7 Amazing Recipes Using Leftover Vegetables

Food waste is a huge problem in America. In 2012, the most recent year data fully is available for, the EPA estimates that Americans produced 36.18 million tons of food waste. Approximately 2% of that was recovered through composting initiatives, but that still leaves 34.44 million tons of waste we generate every year. Split between food you throw out at home and grocery store and restaurant waste even after that 2% is recovered, this is equivalent to 5,860 pounds of food per household. As a society, each household in America is throwing out enough food each year to keep a family of four well fed for 366 days. That’s what we throw away every year. It’s bad for our society, our environment, our economy, and your wallet.

Though there’s a lot we could be doing to minimize food waste as a society, one easy thing you can do at home is have a regular “scrap day.”  You could easily make soup with all of your odds and ends, but there’s so much more! For example, instead of throwing away half of the broccoli because your recipe only calls for florets, turn the stalk into the delicious salad below.

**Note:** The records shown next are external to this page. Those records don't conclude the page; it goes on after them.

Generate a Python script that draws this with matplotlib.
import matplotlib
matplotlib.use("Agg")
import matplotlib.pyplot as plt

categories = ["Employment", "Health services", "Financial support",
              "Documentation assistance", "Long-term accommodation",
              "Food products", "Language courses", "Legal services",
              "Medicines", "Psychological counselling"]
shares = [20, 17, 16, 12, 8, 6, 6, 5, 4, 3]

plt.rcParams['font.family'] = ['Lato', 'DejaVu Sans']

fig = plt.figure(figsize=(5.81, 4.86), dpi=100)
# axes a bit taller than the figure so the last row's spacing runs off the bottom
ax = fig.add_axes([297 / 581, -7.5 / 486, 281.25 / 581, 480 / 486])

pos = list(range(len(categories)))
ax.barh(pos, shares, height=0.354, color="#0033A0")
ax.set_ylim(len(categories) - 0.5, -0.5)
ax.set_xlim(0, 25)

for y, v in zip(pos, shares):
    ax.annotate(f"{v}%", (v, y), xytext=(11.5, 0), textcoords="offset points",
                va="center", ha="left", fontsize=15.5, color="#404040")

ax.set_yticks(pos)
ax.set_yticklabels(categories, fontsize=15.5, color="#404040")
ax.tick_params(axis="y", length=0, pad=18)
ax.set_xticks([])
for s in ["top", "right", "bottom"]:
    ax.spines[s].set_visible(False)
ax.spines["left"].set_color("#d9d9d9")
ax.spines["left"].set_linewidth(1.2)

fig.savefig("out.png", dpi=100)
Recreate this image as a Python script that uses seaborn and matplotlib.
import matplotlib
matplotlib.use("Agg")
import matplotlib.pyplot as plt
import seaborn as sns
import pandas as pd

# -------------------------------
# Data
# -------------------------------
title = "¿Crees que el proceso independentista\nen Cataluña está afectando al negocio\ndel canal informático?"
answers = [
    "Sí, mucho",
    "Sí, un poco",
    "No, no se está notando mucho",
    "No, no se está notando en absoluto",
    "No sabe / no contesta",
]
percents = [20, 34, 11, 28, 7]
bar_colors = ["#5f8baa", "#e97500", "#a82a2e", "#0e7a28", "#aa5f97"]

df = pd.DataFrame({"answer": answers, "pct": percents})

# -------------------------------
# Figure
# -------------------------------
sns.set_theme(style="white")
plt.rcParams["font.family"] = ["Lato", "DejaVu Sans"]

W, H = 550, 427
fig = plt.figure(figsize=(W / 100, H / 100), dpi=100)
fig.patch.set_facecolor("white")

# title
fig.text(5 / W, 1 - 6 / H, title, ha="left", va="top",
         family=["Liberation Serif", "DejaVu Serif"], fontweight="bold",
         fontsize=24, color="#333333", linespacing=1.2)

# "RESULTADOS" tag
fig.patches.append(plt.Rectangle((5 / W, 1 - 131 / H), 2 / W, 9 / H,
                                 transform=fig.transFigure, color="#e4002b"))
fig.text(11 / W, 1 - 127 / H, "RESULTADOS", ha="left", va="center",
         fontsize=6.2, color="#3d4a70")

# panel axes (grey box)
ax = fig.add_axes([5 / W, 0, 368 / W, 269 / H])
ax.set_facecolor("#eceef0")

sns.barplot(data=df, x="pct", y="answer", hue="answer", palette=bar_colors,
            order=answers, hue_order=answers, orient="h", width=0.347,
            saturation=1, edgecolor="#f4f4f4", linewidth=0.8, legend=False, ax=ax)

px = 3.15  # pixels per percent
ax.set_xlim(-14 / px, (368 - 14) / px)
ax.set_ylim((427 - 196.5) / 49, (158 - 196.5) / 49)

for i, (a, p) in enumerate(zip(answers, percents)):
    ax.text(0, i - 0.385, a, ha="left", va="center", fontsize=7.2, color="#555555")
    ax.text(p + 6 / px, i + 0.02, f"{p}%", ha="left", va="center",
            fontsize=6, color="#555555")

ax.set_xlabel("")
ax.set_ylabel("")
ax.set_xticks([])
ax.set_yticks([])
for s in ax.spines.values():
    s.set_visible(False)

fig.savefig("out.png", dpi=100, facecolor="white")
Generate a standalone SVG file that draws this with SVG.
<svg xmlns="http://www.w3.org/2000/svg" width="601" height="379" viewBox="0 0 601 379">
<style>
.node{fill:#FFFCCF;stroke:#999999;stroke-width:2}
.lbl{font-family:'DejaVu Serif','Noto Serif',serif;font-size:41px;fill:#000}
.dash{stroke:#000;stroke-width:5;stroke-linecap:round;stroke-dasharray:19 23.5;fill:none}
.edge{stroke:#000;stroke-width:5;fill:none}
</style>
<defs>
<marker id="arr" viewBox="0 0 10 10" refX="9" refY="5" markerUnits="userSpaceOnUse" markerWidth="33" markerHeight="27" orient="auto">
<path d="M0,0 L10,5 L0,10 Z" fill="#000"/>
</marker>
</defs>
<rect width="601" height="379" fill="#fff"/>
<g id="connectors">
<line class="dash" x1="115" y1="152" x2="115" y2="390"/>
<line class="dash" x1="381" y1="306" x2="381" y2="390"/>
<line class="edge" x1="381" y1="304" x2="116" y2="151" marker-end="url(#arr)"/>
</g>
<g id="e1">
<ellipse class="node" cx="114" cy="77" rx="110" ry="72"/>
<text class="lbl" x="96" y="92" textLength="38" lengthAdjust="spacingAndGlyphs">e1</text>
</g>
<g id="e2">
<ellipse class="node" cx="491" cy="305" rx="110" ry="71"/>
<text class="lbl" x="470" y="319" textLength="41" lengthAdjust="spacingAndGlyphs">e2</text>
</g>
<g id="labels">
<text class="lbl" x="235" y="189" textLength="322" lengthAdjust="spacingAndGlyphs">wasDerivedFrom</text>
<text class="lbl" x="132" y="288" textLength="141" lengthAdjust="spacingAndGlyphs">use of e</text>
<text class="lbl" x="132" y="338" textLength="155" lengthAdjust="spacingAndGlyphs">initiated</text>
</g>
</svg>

It takes a little creativity to cook up your accumulated scraps, but we have 7 ideas to get you started, plus a bonus for a job well done.

Broccoli Stem, Stalk

Source: iStock

1. Shaved Broccoli Stalk Salad With Cotija and Lime

Tara Duggan wrote a whole cookbook on using the whole vegetable. It’s called Root to Stalk Cooking, and it’s an amazingly fun resource for using every part of the buffalo, so to speak. Here’s her delicious solution for leftover broccoli stalks via Epicurious. Even those little baby leaves you’d normally strip off have a home in this perfect side dish. Think of them as micro-kale greens, because that’s basically what they are! This salad features the tender stalks of a head of broccoli, salty crumbles of cotija cheese, and a perky squeeze of lime. For bonus points, use the lime you zested for another dish!

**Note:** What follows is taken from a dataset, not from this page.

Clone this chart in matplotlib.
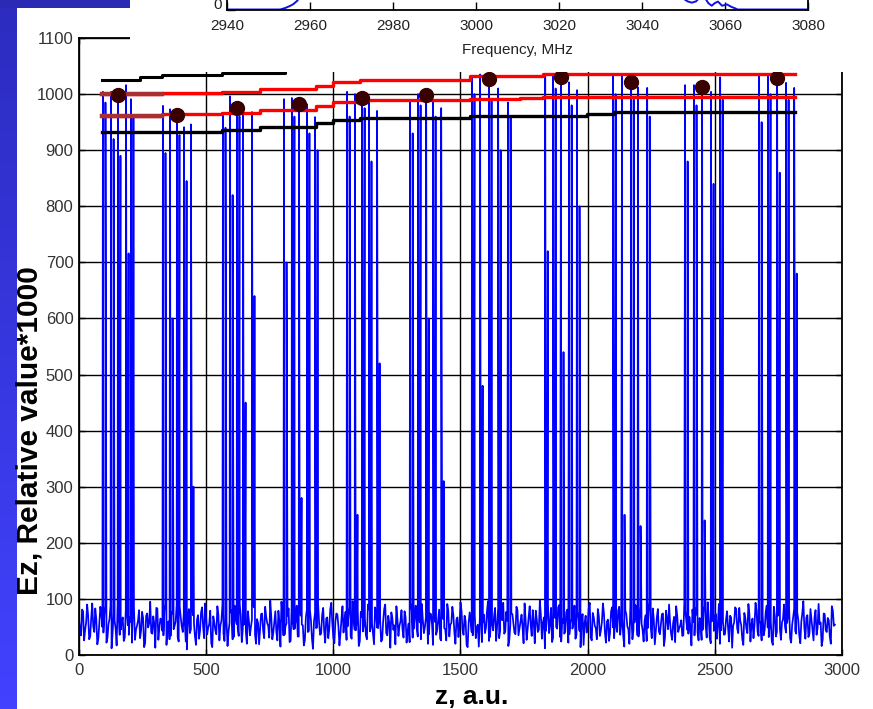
import numpy as np
import matplotlib
matplotlib.use('Agg')
import matplotlib.pyplot as plt
from matplotlib.patches import Rectangle

# Ez along z: baseline noise, two interleaved sample sets (every 8 units, offset by 4)
ez_noise_a = [
    62, 35, 78, 44, 90, 28, 66, 51, 83, 19, 57, 72,
    40, 88, 31, 64, 12, 75, 47, 93, 36, 59, 25, 81,
    53, 68, 22, 86, 45, 61, 30, 77, 14, 70, 49, 95,
    38, 56, 84, 27, 65, 43, 79, 18, 60, 34, 74, 52,
    89, 24, 67, 41, 58, 10, 82, 46, 71, 33, 63, 29,
    76, 50, 92, 37, 55, 21, 69, 44, 87, 26, 61, 39,
    73, 16, 58, 80, 32, 66, 48, 91, 23, 54, 42, 78,
    35, 63, 85, 20, 57, 45, 74, 30, 68, 52, 97, 28,
    60, 41, 79, 15, 71, 36, 56, 83, 25, 64, 47, 88,
    33, 70, 53, 26, 81, 43, 62, 11, 75, 49, 58, 38,
    84, 22, 67, 46, 93, 31, 59, 72, 17, 65, 40, 77,
    51, 86, 29, 61, 44, 80, 24, 68, 55, 35, 90, 42,
    57, 19, 74, 48, 63, 27, 82, 39, 70, 13, 66, 53,
    87, 34, 60, 45, 78, 22, 56, 94, 31, 69, 47, 75,
    28, 62, 50, 85, 37, 73, 18, 59, 43, 81, 26, 64,
    46, 91, 33, 57, 71, 20, 67, 52, 79, 36, 61, 14,
    76, 41, 88, 30, 54, 65, 23, 72, 48, 96, 32, 58,
    69, 25, 83, 44, 62, 38, 77, 16, 55, 73, 40, 86,
    35, 60, 49, 92, 27, 68, 53, 80, 21, 63, 45, 71,
    58, 12, 75, 39, 84, 31, 66, 47, 89, 24, 57, 42,
    81, 37, 64, 55, 29, 78, 43, 61, 18, 70, 52, 93,
    26, 67, 48, 82, 34, 59, 74, 22, 63, 40, 85, 30,
    54, 79, 36, 65, 15, 72, 46, 90, 28, 58, 69, 33,
    87, 44, 61, 25, 76, 50, 83, 19, 67, 42, 56, 74,
    31, 64, 90, 38, 57, 23, 71, 48, 62, 35, 80, 45,
    68, 17, 59, 84, 41, 66, 27, 77, 52, 94, 30, 60,
    43, 73, 55, 20, 86, 36, 63, 49, 70, 13, 58, 82,
    39, 61, 28, 75, 47, 91, 24, 65, 53, 79, 34, 56,
    72, 45, 88, 32, 60, 18, 69, 41, 83, 27, 64, 50,
    57, 85, 22, 67, 43, 76, 35, 59, 96, 29, 71, 38,
    63, 26, 80, 48, 55, 16, 74, 44, 66, 33, 87, 52,
]
ez_noise_b = [
    47, 81, 26, 58, 70, 33, 92, 41, 64, 29, 86, 50,
    73, 22, 55, 89, 38, 61, 17, 78, 45, 67, 31, 84,
    36, 59, 94, 27, 52, 80, 43, 66, 21, 74, 57, 40,
    69, 13, 83, 48, 62, 35, 91, 54, 28, 77, 46, 60,
    32, 87, 51, 75, 24, 63, 39, 96, 56, 18, 71, 44,
    85, 30, 66, 49, 79, 14, 58, 37, 72, 53, 90, 25,
    62, 42, 76, 28, 88, 55, 34, 69, 47, 82, 20, 61,
    50, 93, 37, 64, 19, 73, 44, 86, 57, 31, 68, 40,
    78, 26, 59, 95, 35, 52, 70, 23, 84, 46, 63, 33,
    89, 54, 17, 67, 41, 80, 29, 60, 48, 92, 36, 71,
    43, 65, 30, 82, 56, 21, 74, 51, 38, 87, 62, 27,
    70, 34, 96, 45, 59, 16, 77, 42, 66, 28, 81, 53,
    37, 85, 49, 72, 24, 61, 90, 35, 57, 76, 45, 19,
    64, 52, 80, 31, 68, 43, 23, 79, 47, 88, 33, 58,
    91, 39, 67, 20, 74, 55, 83, 36, 62, 29, 71, 48,
    26, 79, 54, 86, 40, 63, 32, 94, 45, 70, 18, 57,
    60, 35, 73, 49, 15, 82, 58, 39, 77, 25, 66, 44,
    84, 51, 30, 69, 93, 42, 61, 27, 74, 56, 37, 80,
    48, 72, 21, 63, 46, 87, 34, 58, 79, 41, 97, 29,
    67, 43, 90, 55, 23, 71, 50, 85, 32, 64, 38, 76,
    22, 59, 47, 88, 36, 65, 14, 73, 57, 40, 83, 31,
    75, 52, 28, 69, 44, 92, 39, 60, 25, 78, 49, 65,
    41, 86, 57, 33, 80, 51, 20, 67, 45, 89, 35, 62,
    56, 24, 71, 48, 95, 30, 64, 43, 82, 37, 73, 16,
    79, 46, 58, 27, 68, 87, 41, 53, 34, 92, 60, 38,
    50, 81, 35, 72, 26, 57, 45, 88, 31, 65, 21, 76,
    63, 29, 91, 44, 59, 37, 78, 24, 67, 52, 85, 47,
    84, 53, 18, 66, 39, 72, 55, 30, 93, 42, 61, 26,
    35, 77, 49, 60, 24, 86, 33, 70, 46, 58, 90, 40,
    71, 30, 54, 83, 38, 63, 21, 75, 48, 67, 32, 82,
    45, 68, 36, 91, 58, 27, 73, 41, 62, 20, 79, 54,
]
noise_step = 8

# field peaks in each cell: position, peak value, value on the falling edge
spike_z = [
    [94, 126, 153, 185, 204],
    [330, 358, 385, 413, 440],
    [566, 594, 621, 645, 680],
    [806, 837, 865, 896, 928],
    [1054, 1085, 1113, 1140, 1172],
    [1302, 1333, 1365, 1392, 1424],
    [1545, 1577, 1612, 1648, 1687],
    [1833, 1864, 1895, 1927, 1958],
    [2100, 2135, 2171, 2198, 2234],
    [2383, 2418, 2450, 2485, 2521],
    [2674, 2709, 2745, 2780, 2812],
]
spike_top = [
    [1004, 1004, 998, 1016, 991],
    [979, 973, 962, 941, 946],
    [962, 996, 975, 971, 968],
    [991, 993, 982, 982, 959],
    [1004, 1000, 993, 985, 970],
    [985, 1000, 998, 990, 975],
    [1030, 1035, 1027, 1010, 985],
    [1036, 1036, 1030, 1021, 1007],
    [1034, 1034, 1021, 1012, 1011],
    [1016, 1016, 1012, 1004, 1030],
    [1036, 1036, 1028, 1020, 1011],
]
spike_mid = [
    [985, 920, 890, 716, 960],
    [895, 600, 927, 845, 300],
    [940, 820, 960, 450, 640],
    [700, 960, 280, 930, 900],
    [960, 250, 975, 880, 520],
    [930, 980, 600, 960, 310],
    [1000, 480, 990, 900, 960],
    [720, 1010, 540, 980, 800],
    [1000, 250, 990, 230, 960],
    [880, 980, 240, 840, 990],
    [950, 1000, 860, 990, 680],
]
spike_width = 10

# cell maxima
dot_z = [153, 385, 621, 865, 1113, 1365, 1612, 1895, 2171, 2450, 2745]
dot_v = [998, 962, 975, 982, 993, 998, 1027, 1030, 1021, 1012, 1028]

# envelope / tolerance levels (step lines)
upper_black_z = [90, 240, 326, 562, 810, 999, 1538, 1825, 2816]
upper_black_v = [1026, 1030, 1034, 1037, 1046, 1055, 1062, 1068, 1068]
upper_red_z = [90, 326, 562, 712, 932, 999, 1105, 1538, 1825, 2816]
upper_red_v = [1000, 1002, 1004, 1009, 1015, 1021, 1026, 1032, 1036, 1036]
lower_red_z = [90, 326, 562, 712, 932, 999, 1105, 1538, 1734, 1825, 2816]
lower_red_v = [961, 964, 966, 971, 978, 986, 989, 991, 993, 995, 995]
lower_black_z = [90, 562, 712, 932, 999, 1105, 1538, 1998, 2104, 2816]
lower_black_v = [932, 936, 941, 948, 954, 957, 961, 964, 968, 968]

# frequency response (inset)
inset_f = [2940, 2952.8, 2954, 2955.2, 2956, 2957, 2958, 2960, 2980, 3000,
           3020, 3040, 3048, 3050, 3051, 3052, 3053, 3054, 3055, 3056,
           3056.8, 3057.5, 3058.3, 3059.3, 3060.5, 3061.5, 3062.5, 3063, 3080]
inset_a = [0, 0, 0.008, 0.02, 0.03, 0.05, 0.12, 0.3, 0.8, 0.9,
           0.85, 0.7, 0.2, 0.06, 0.045, 0.038, 0.045, 0.07, 0.07, 0.035,
           0.021, 0.035, 0.044, 0.021, 0.028, 0.015, 0.006, 0, 0]

# assemble the Ez trace
trace_z = list(np.arange(len(ez_noise_a)) * noise_step)
trace_z += list(np.arange(len(ez_noise_b)) * noise_step + noise_step // 2)
trace_v = list(ez_noise_a) + list(ez_noise_b)
for zs, tops, mids in zip(spike_z, spike_top, spike_mid):
    for zc, top, mid in zip(zs, tops, mids):
        trace_z += [zc, zc + spike_width]
        trace_v += [top, mid]
trace_z = np.array(trace_z, dtype=float)
trace_v = np.array(trace_v, dtype=float)
order = np.argsort(trace_z, kind='stable')
trace_z, trace_v = trace_z[order], trace_v[order]

W, H = 873, 709
fig = plt.figure(figsize=(W / 100, H / 100), dpi=100)
fig.patch.set_facecolor('white')

narrow = ['Liberation Sans Narrow', 'Liberation Sans', 'DejaVu Sans']
arial = ['Liberation Sans', 'DejaVu Sans']

# main axes
ax = fig.add_axes([79 / W, 1 - 655 / H, (842 - 79) / W, (655 - 38) / H])
ax.set_zorder(0)
ax.plot(trace_z, trace_v, color='#0000ff', lw=1.25, zorder=2)

ax.plot(upper_black_z, upper_black_v, drawstyle='steps-post', color='black', lw=2.2, zorder=3)
ax.plot(lower_black_z, lower_black_v, drawstyle='steps-post', color='black', lw=2.4, zorder=3)
ax.plot(upper_red_z, upper_red_v, drawstyle='steps-post', color='#ff0000', lw=2.4, zorder=3)
ax.plot(lower_red_z, lower_red_v, drawstyle='steps-post', color='#ff0000', lw=2.4, zorder=3)
# first cell drawn darker on both red levels
ax.plot(upper_red_z[:2], upper_red_v[:1] * 2, color='#a83030', lw=3.2, zorder=3)
ax.plot(lower_red_z[:2], lower_red_v[:1] * 2, color='#a83030', lw=3.2, zorder=3)

ax.plot(dot_z, dot_v, 'o', color='#3a0000', ms=10, zorder=4)

ax.set_xlim(0, 3000)
ax.set_ylim(0, 1100)
ax.set_xticks(np.arange(0, 3001, 500))
ax.set_yticks(np.arange(0, 1101, 100))
ax.grid(True, color='black', lw=1.0, ls='-')
ax.set_axisbelow(True)
for s in ax.spines.values():
    s.set_linewidth(1.3)
    s.set_color('black')
ax.tick_params(direction='in', length=4, width=1, top=True, right=True,
               colors='black', labelcolor='#333333', labelsize=12)
ax.tick_params(axis='x', pad=6)
ax.tick_params(axis='y', pad=4)
for lab in ax.get_xticklabels() + ax.get_yticklabels():
    lab.set_family(narrow)

fig.text(30 / W, 1 - 431 / H, 'Ez, Relative value*1000', rotation=90,
         ha='center', va='center', fontsize=21.5, fontweight='bold',
         family=arial, color='black')
fig.text(472 / W, 1 - 697 / H, 'z, a.u.', ha='center', va='center',
         fontsize=19, fontweight='bold', family=arial, color='black')

# white backing of the pasted frequency plot
fig.add_artist(Rectangle((130 / W, 1 - 72 / H), 1 - 130 / W, 72 / H,
                         transform=fig.transFigure, facecolor='white',
                         edgecolor='none', zorder=1))

# inset: frequency response
axi = fig.add_axes([227 / W, 1 - 9.5 / H, (808 - 227) / W, 180 / H])
axi.set_zorder(2)
axi.patch.set_visible(False)
axi.plot(inset_f, inset_a, color='#1010e0', lw=1.4)
axi.set_xlim(2940, 3080)
axi.set_ylim(0, 1)
axi.set_xticks(np.arange(2940, 3081, 20))
axi.set_yticks([0])
axi.set_yticklabels([''])
axi.annotate('0', xy=(0, 0), xycoords='axes fraction', xytext=(-4, 3),
             textcoords='offset points', ha='right', va='center',
             fontsize=11, family=arial, color='#222222')
axi.spines['top'].set_visible(False)
for s in ['left', 'right', 'bottom']:
    axi.spines[s].set_color('black')
    axi.spines[s].set_linewidth(1.3)
axi.tick_params(direction='in', length=6, width=1, colors='black',
                labelcolor='#222222', labelsize=11)
axi.tick_params(axis='x', pad=7)
for lab in axi.get_xticklabels():
    lab.set_family(arial)
axi.set_xlabel('Frequency, MHz', fontsize=11, family=arial, color='#222222', labelpad=7)

# slide decoration: blue bars on the left and top
grad = np.linspace(0, 1, 256).reshape(-1, 1)
cmap = matplotlib.colors.LinearSegmentedColormap.from_list('bar', ['#2c2cc0', '#4242ff'])
axb = fig.add_axes([0, 0, 17 / W, 1])
axb.imshow(grad, aspect='auto', cmap=cmap, extent=[0, 1, 0, 1], origin='upper')
axb.set_axis_off()
axt = fig.add_axes([0, 1 - 8 / H, 130 / W, 8 / H])
axt.add_patch(Rectangle((0, 0), 1, 1, facecolor='#2a2ab4', edgecolor='none'))
axt.set_axis_off()

fig.savefig('out.png', dpi=100, facecolor='white')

Prep tip: To make broccoli batons, first remove the stalks at the base of the florets, then trim the tough ends. Cut the stalks into batons by removing the thick, tough outer layer, using four long cuts with a chef’s knife.


  • Leaves and stalks from 1 bunch broccoli, about 3 stalks, cut into batons
  • 1 tablespoon extra-virgin olive oil
  • 1½ teaspoons fresh lime juice
  • Kosher salt and freshly ground pepper
  • ¼ cup crumbled cotija or feta cheese

Directions: Place the broccoli batons flat on a cutting board, then use a sharp vegetable peeler to shave the broccoli into paper-thin strips.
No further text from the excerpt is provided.